8.What annual interest rate would you need in order to have an ordinary annuity of $7,500 per year accumulate to $279,600 in 15 years?

9.What nominal annual interest rate is implied if you borrow $12,500 and repay $21,364.24 in three years with monthly compounding?

12.What would you pay for an ordinary annuity of $2,000 paid every six months for 12 years if you could invest your money elsewhere at a nominal interest rate of 10% compounded semi-annually?

17. Steven White is considering taking early retirement, having saved $400,000. White desires to determine how many years the savings will last if $40,000 per year is withdrawn at the end of each year. White feels the savings can earn 10 percent per year.
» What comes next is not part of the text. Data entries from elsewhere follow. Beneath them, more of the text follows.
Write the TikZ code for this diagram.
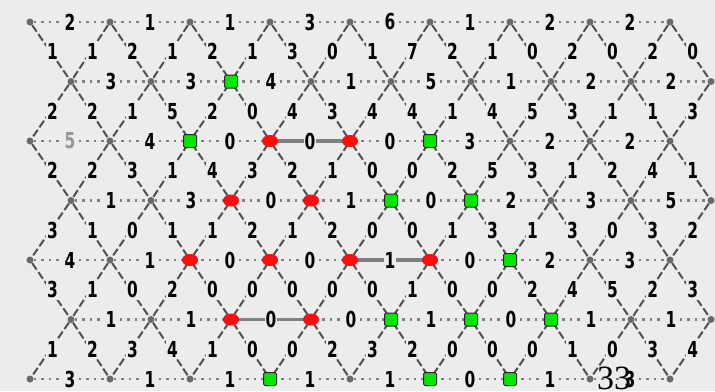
\documentclass[tikz,border=0pt]{standalone}
\usepackage{fontspec}
\setsansfont{DejaVu Sans}
\newfontfamily\numserif{Liberation Serif}
\usetikzlibrary{shapes.geometric}

\definecolor{sfondo}{RGB}{236,236,236}
\definecolor{grigiolinea}{RGB}{128,128,128}
\definecolor{grigiodiag}{RGB}{80,80,80}
\definecolor{grigionodo}{RGB}{105,105,105}
\definecolor{grigiochiaro}{RGB}{150,150,150}
\definecolor{verdone}{RGB}{0,232,0}
\definecolor{rossone}{RGB}{255,12,12}

\begin{document}
\begin{tikzpicture}[x=1pt, y=-1pt,
    vtx/.style={circle, fill=grigionodo, inner sep=0pt, minimum size=7pt},
    vrosso/.style={ellipse, fill=rossone, inner sep=0pt, minimum width=16pt, minimum height=12pt},
    vverde/.style={rectangle, fill=verdone, draw=black!85, line width=1pt, rounded corners=1.5pt, inner sep=0pt, minimum size=13pt},
    hdot/.style={grigiolinea, line width=2.5pt, dash pattern=on 2.5pt off 5pt},
    hthick/.style={grigiolinea, line width=3.5pt},
    dlink/.style={grigiodiag, line width=2pt, dash pattern=on 8pt off 3pt},
    num/.style={fill=sfondo, text=black, inner sep=1.5pt, xscale=0.7, font=\sffamily\bfseries\fontsize{22}{22}\selectfont}]

    \useasboundingbox (0,0) rectangle (715,391);
    \clip (0,0) rectangle (715,391);
    \fill[sfondo] (0,0) rectangle (715,391);

    % vertici
    \foreach \r in {0,...,6}{
        \foreach \k in {0,...,8}{
            \pgfmathsetmacro\xx{30+80*\k+41*mod(\r,2)}
            \node[vtx] (v-\r-\k) at (\xx, 22+59.5*\r) {};
        }
    }

    % lati spessi
    \draw[hthick] (v-2-3) -- (v-2-4);
    \draw[hthick] (v-4-4) -- (v-4-5);
    \draw[hthick] (v-5-2) -- (v-5-3);

    % lati orizzontali
    \foreach \r/\labs in {0/{2,1,1,3,6,1,2,2}, 1/{3,3,4,1,5,1,2,2},
            2/{{\color{grigiochiaro}5},4,0,0,0,3,2,2}, 3/{1,3,0,1,0,2,3,5},
            4/{4,1,0,0,1,0,2,3}, 5/{1,1,0,0,1,0,1,1}, 6/{3,1,1,1,1,0,1,3}}{
        \foreach \lab [count=\k from 0] in \labs{
            \pgfmathtruncatemacro\kk{\k+1}
            \draw[hdot] (v-\r-\k) -- node[num] {\lab} (v-\r-\kk);
        }
    }

    % lati diagonali
    \foreach \r/\labs in {0/{1,1,2,1,2,1,3,0,1,7,2,1,0,2,0,2,0},
            1/{2,2,1,5,2,0,4,3,4,4,1,4,5,3,1,1,3},
            2/{2,2,3,1,4,3,2,1,0,0,2,5,3,1,2,4,1},
            3/{3,1,0,1,1,2,1,2,0,0,1,3,1,3,0,3,2},
            4/{3,1,0,2,0,0,0,0,0,1,0,0,2,4,5,2,3},
            5/{1,2,3,4,1,0,0,2,3,2,0,0,0,1,0,3,4}}{
        \pgfmathtruncatemacro\rr{\r+1}
        \foreach \lab [count=\i from 0] in \labs{
            \pgfmathtruncatemacro\alto{(\i+1-mod(\r,2))/2}
            \pgfmathtruncatemacro\basso{(\i+mod(\r,2))/2}
            \draw[dlink] (v-\r-\alto) -- node[num, xshift=3pt] {\lab} (v-\rr-\basso);
        }
    }

    % vertici marcati
    \foreach \r/\k [count=\n] in {2/3,2/4,3/2,3/3,4/2,4/3,4/4,4/5,5/2,5/3}
        \node[vrosso] (rosso\n) at (v-\r-\k) {};
    \foreach \r/\k [count=\n] in {1/2,2/2,2/5,3/4,3/5,4/6,5/4,5/5,5/6,6/3,6/5,6/6}
        \node[vverde] (verde\n) at (v-\r-\k) {};

    \node[anchor=north west, inner sep=0pt, font=\numserif\fontsize{34}{34}\selectfont] (pagina) at (597,367) {33};

\end{tikzpicture}
\end{document}
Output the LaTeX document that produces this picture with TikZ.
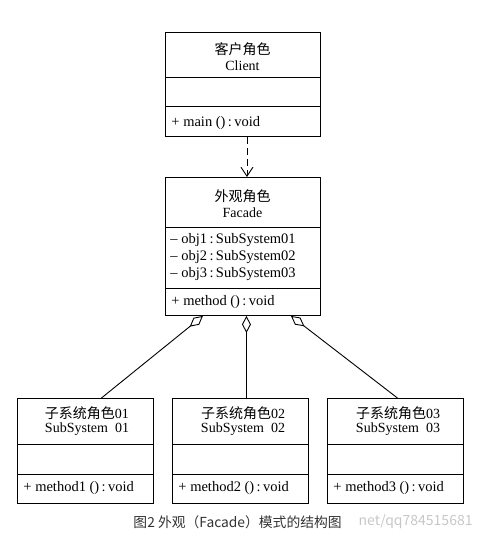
\documentclass[tikz,border=0pt]{standalone}
\usepackage{fontspec}
\setmainfont{Liberation Serif}
\newfontfamily\cjk{Noto Sans CJK SC}
\usetikzlibrary{arrows.meta}
\begin{document}
\begin{tikzpicture}[x=1pt,y=-1pt,line width=0.9pt,
  box/.style={draw,anchor=north west,inner sep=0pt},
  ttl/.style={font=\fontsize{14}{16}\selectfont},
  mem/.style={anchor=west,inner sep=0pt,font=\fontsize{14.5}{16}\selectfont},
  agg/.style={{Diamond[open,length=17pt,width=9pt]}-}]
\useasboundingbox (0,0) rectangle (478,539);
% Client
\node[box,minimum width=155pt,minimum height=104pt] (client) at (165,32) {};
\draw (client.north west) ++(0,45) -- ++(155,0);
\draw (client.north west) ++(0,74) -- ++(155,0);
\node[ttl] (clientA) at (242.5,49) {\cjk 客户角色};
\node[ttl] (clientB) at (242.5,66) {Client};
\node[mem] (clientM) at (171,123) {+ main ()\,:\,void};
% Facade
\node[box,minimum width=155pt,minimum height=138pt] (facade) at (165,177) {};
\draw (facade.north west) ++(0,50) -- ++(155,0);
\draw (facade.north west) ++(0,111) -- ++(155,0);
\node[ttl] (facadeA) at (242.5,196) {\cjk 外观角色};
\node[ttl] (facadeB) at (242.5,213) {Facade};
\node[mem] (o1) at (170,240) {-- obj1\,:\,SubSystem01};
\node[mem] (o2) at (170,257) {-- obj2\,:\,SubSystem02};
\node[mem] (o3) at (170,274) {-- obj3\,:\,SubSystem03};
\node[mem] (facadeM) at (171,302) {+ method ()\,:\,void};
% Subsystems
\node[box,minimum width=136pt,minimum height=105pt] (s1) at (17,398) {};
\node[box,minimum width=136pt,minimum height=105pt] (s2) at (172,398) {};
\node[box,minimum width=136pt,minimum height=105pt] (s3) at (327,398) {};
\foreach \s in {s1,s2,s3}{
  \draw (\s.north west) ++(0,46) -- ++(136,0);
  \draw (\s.north west) ++(0,76) -- ++(136,0);
}
\node[ttl] (s1A) at (87,413) {{\cjk 子系统角色}01};
\node[ttl] (s1B) at (87,429) {SubSystem~~01};
\node[mem] (s1M) at (23,488) {+ method1 ()\,:\,void};
\node[ttl] (s2A) at (243,413) {{\cjk 子系统角色}02};
\node[ttl] (s2B) at (243,429) {SubSystem~~02};
\node[mem] (s2M) at (178,488) {+ method2 ()\,:\,void};
\node[ttl] (s3A) at (398,413) {{\cjk 子系统角色}03};
\node[ttl] (s3B) at (398,429) {SubSystem~~03};
\node[mem] (s3M) at (333,488) {+ method3 ()\,:\,void};
% connectors
\draw[dash pattern=on 7pt off 4pt,-{Straight Barb[length=9pt,width=12pt]}]
  ([xshift=4pt]client.south) -- ([xshift=4pt]facade.north);
\draw[agg] ([xshift=-40pt]facade.south) -- ([xshift=16pt]s1.north);
\draw[agg] ([xshift=3.5pt]facade.south) -- ([xshift=6pt]s2.north);
\draw[agg] ([xshift=48pt]facade.south) -- ([xshift=2pt]s3.north);
% caption
\node[anchor=west,inner sep=0pt,text=black!80,font=\fontsize{13.8}{16}\selectfont\cjk] (cap) at (133,522) {图2 外观（Facade）模式的结构图};
\node[anchor=east,inner sep=0pt,text=black!22,font=\fontsize{14}{16}\selectfont\cjk] (wm) at (473,522) {net/qq784515681};
\end{tikzpicture}
\end{document}
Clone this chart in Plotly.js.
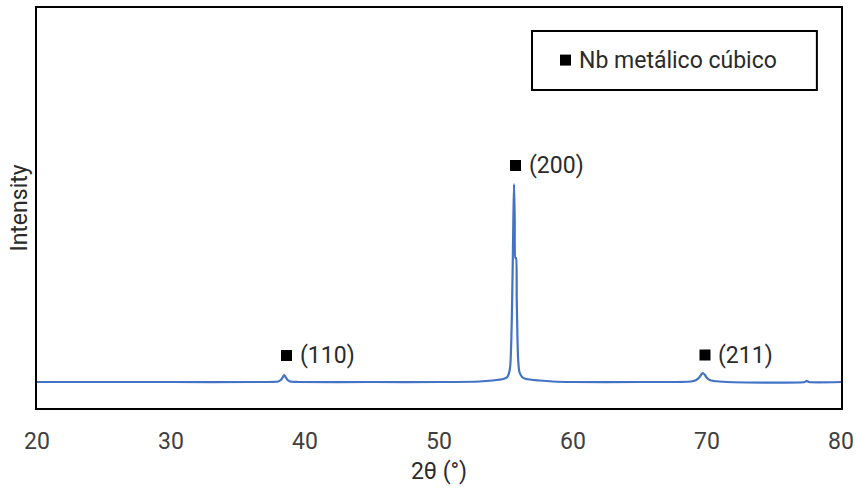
<!DOCTYPE html>
<html>
<head>
<meta charset="utf-8">
<script src="https://cdn.plot.ly/plotly-3.0.1.min.js"></script>
<style>
html,body{margin:0;padding:0;background:#fff;}
#chart{width:856px;height:493px;}
</style>
</head>
<body>
<div id="chart"></div>
<script>
// XRD pattern (2θ in degrees, intensity in arbitrary counts)
const twoTheta = [20, 25, 30, 36, 38.0, 38.2, 38.35, 38.45, 38.55, 38.7, 38.9, 39.5, 45, 50, 53, 54, 54.8, 55.1, 55.3, 55.45, 55.55, 55.6, 55.65, 55.7, 55.75, 55.8, 55.9, 56.0, 56.2, 56.5, 57.5, 58.5, 60, 65, 68.8, 69.2, 69.45, 69.6, 69.7, 69.85, 70.0, 70.2, 70.5, 71.5, 77.3, 77.45, 77.6, 80];
const intensity = [260, 260, 260, 260, 265, 280, 310, 330, 310, 280, 265, 260, 260, 260, 265, 275, 290, 310, 400, 1000, 1900, 2240, 1900, 1500, 1500, 1100, 500, 360, 310, 290, 275, 265, 260, 260, 265, 280, 310, 340, 350, 330, 300, 280, 270, 260, 260, 272, 260, 260];

// Peak identification (Miller indices) — marker and label positions
const peakLabels = ['(110)', '(200)', '(211)'];
const peakMarkX = [38.62, 55.71, 69.85];
const peakTextX = [39.45, 56.55, 70.65];
const peakLabelY = [525, 2425, 530];

const legendText = 'Nb metálico cúbico';
const xTitle = '2θ (°)';
const yTitle = 'Intensity';

const txt = '#2b2b2b';
const fontFam = 'Roboto, "Open Sans", sans-serif';

const annotations = peakLabels.map((t, i) => ({
  x: peakTextX[i], y: peakLabelY[i], xref: 'x', yref: 'y',
  text: t, showarrow: false, xanchor: 'left', yanchor: 'middle',
  font: {family: fontFam, size: 23, color: txt}
}));
annotations.push({
  x: 0.6715, y: 0.87, xref: 'paper', yref: 'paper',
  text: legendText, showarrow: false, xanchor: 'left', yanchor: 'middle',
  font: {family: fontFam, size: 23, color: txt}
});

Plotly.newPlot('chart', [{
  x: twoTheta, y: intensity, type: 'scatter', mode: 'lines',
  line: {color: '#4472C4', width: 2.2, shape: 'spline', smoothing: 0.6},
  showlegend: false, hoverinfo: 'x+y'
}, {
  x: peakMarkX, y: peakLabelY, type: 'scatter', mode: 'markers',
  marker: {symbol: 'square', size: 11, color: '#000'},
  showlegend: false, hoverinfo: 'skip', cliponaxis: false
}], {
  width: 856, height: 493,
  margin: {l: 37, r: 15, t: 8, b: 85},
  paper_bgcolor: '#fff', plot_bgcolor: '#fff',
  showlegend: false,
  xaxis: {
    range: [20, 80], dtick: 10, tick0: 20, showgrid: false, zeroline: false,
    showline: true, mirror: true, linecolor: '#000', linewidth: 2,
    ticks: '', ticklabelstandoff: 11,
    tickfont: {family: fontFam, size: 23, color: '#404040'},
    title: {text: xTitle, font: {family: fontFam, size: 23, color: txt}, standoff: 9}
  },
  yaxis: {
    range: [0, 4000], showgrid: false, zeroline: false, showticklabels: false,
    showline: true, mirror: true, linecolor: '#000', linewidth: 2, ticks: '',
    title: {text: yTitle, font: {family: fontFam, size: 23, color: txt}, standoff: 1}
  },
  shapes: [{
    type: 'rect', xref: 'paper', yref: 'paper',
    x0: 0.6157, x1: 0.970, y0: 0.795, y1: 0.9425,
    line: {color: '#000', width: 2}, fillcolor: 'rgba(0,0,0,0)'
  }, {
    type: 'rect', xref: 'paper', yref: 'paper',
    x0: 0.6505, x1: 0.6642, y0: 0.856, y1: 0.8835,
    line: {width: 0}, fillcolor: '#000'
  }],
  annotations: annotations
}, {displayModeBar: false, staticPlot: true});
</script>
</body>
</html>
20. Your mother is planning to retire this year. Her firm has offered her a lump sum retirement payment of $50,000 or a $6,000 lifetime ordinary annuity-whichever she chooses. Your mother is in reasonably good health and expects to live for at least 15 more years. Which option should she choose, assuming that an 8 percent annual interest rate is appropriate to evaluate the annuity?

21. Your great-uncle Claude is 82 years old. Over the years, he has accumulated savings of $80,000. He estimates that he will live another 10 years at the most and wants to spend his savings by then. (If he lives longer than that, he figures you will be happy to take care of him.) Uncle Claude places his $80,000 into an account earning 10 percent annually and sets it up in such a way that he will be making 10 equal annual withdrawals (the first one occurring 1 year from now) such that his account balance will be zero at the end of 10 years. How much will he be able to withdraw each year?